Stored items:
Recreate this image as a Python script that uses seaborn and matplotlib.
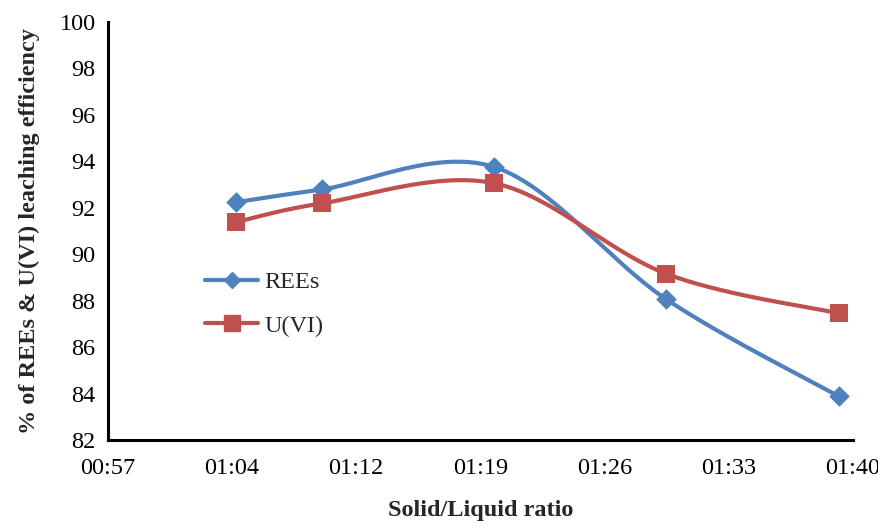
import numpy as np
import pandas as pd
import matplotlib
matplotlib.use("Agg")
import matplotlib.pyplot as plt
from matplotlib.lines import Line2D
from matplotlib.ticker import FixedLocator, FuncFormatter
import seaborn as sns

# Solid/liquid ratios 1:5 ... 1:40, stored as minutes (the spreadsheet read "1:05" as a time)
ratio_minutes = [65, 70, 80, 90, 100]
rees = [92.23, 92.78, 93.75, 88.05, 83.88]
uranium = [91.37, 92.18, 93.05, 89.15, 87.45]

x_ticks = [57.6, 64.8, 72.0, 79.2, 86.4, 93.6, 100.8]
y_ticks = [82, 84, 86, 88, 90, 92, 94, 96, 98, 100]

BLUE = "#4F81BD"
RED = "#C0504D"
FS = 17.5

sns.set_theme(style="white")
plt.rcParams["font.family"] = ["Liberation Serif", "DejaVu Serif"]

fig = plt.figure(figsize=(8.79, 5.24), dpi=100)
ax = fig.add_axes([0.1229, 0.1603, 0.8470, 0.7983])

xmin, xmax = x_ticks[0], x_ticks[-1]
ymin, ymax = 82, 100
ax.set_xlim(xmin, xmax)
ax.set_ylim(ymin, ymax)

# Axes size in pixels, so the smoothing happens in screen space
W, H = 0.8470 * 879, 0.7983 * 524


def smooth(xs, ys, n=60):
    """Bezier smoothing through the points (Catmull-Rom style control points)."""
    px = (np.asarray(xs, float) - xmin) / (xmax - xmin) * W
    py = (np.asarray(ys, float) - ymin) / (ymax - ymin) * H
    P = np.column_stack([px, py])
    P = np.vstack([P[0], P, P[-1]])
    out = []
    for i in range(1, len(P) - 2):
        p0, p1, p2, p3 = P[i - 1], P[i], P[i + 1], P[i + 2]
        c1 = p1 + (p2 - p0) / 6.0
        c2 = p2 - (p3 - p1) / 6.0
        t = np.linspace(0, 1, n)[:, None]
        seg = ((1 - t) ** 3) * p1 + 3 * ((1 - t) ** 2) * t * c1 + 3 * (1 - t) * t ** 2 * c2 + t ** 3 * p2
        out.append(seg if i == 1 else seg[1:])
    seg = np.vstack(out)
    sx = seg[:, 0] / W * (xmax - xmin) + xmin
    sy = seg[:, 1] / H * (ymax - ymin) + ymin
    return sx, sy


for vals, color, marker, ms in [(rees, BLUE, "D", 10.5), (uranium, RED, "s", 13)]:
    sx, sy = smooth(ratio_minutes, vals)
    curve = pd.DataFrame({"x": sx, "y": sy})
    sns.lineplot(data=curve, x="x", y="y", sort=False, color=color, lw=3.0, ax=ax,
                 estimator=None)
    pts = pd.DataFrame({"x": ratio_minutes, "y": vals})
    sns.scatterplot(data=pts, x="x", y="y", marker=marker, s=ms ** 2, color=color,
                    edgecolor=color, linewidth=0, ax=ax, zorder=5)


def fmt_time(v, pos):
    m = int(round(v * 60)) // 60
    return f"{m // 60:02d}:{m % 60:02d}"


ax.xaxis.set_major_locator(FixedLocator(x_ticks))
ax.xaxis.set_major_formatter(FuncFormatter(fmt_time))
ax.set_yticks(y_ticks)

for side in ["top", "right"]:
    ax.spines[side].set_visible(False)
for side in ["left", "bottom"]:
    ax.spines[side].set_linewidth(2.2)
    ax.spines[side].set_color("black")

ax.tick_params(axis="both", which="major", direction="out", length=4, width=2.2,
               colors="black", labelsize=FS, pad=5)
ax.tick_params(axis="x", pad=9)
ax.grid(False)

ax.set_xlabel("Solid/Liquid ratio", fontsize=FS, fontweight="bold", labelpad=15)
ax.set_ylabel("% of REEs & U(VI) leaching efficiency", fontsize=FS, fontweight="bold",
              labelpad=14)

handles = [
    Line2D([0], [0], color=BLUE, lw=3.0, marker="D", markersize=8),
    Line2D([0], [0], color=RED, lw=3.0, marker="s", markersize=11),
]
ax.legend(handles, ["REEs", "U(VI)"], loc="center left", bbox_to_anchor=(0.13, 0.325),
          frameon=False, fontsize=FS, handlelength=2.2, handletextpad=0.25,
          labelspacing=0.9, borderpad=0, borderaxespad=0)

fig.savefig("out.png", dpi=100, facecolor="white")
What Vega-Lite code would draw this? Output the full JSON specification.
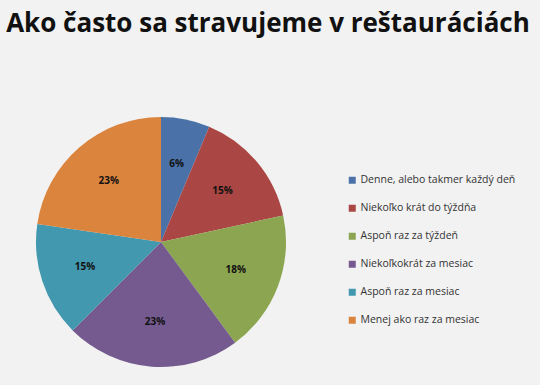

TASK DESCRIPTION:
Give back exactly the lines from the top of the records to the line containing "W, H = 0.8470 * 879, 0.7983 * 524", both included, and no pictures.

COMPLETE ANSWER:
Recreate this image as a Python script that uses seaborn and matplotlib.
import numpy as np
import pandas as pd
import matplotlib
matplotlib.use("Agg")
import matplotlib.pyplot as plt
from matplotlib.lines import Line2D
from matplotlib.ticker import FixedLocator, FuncFormatter
import seaborn as sns

# Solid/liquid ratios 1:5 ... 1:40, stored as minutes (the spreadsheet read "1:05" as a time)
ratio_minutes = [65, 70, 80, 90, 100]
rees = [92.23, 92.78, 93.75, 88.05, 83.88]
uranium = [91.37, 92.18, 93.05, 89.15, 87.45]

x_ticks = [57.6, 64.8, 72.0, 79.2, 86.4, 93.6, 100.8]
y_ticks = [82, 84, 86, 88, 90, 92, 94, 96, 98, 100]

BLUE = "#4F81BD"
RED = "#C0504D"
FS = 17.5

sns.set_theme(style="white")
plt.rcParams["font.family"] = ["Liberation Serif", "DejaVu Serif"]

fig = plt.figure(figsize=(8.79, 5.24), dpi=100)
ax = fig.add_axes([0.1229, 0.1603, 0.8470, 0.7983])

xmin, xmax = x_ticks[0], x_ticks[-1]
ymin, ymax = 82, 100
ax.set_xlim(xmin, xmax)
ax.set_ylim(ymin, ymax)

# Axes size in pixels, so the smoothing happens in screen space
W, H = 0.8470 * 879, 0.7983 * 524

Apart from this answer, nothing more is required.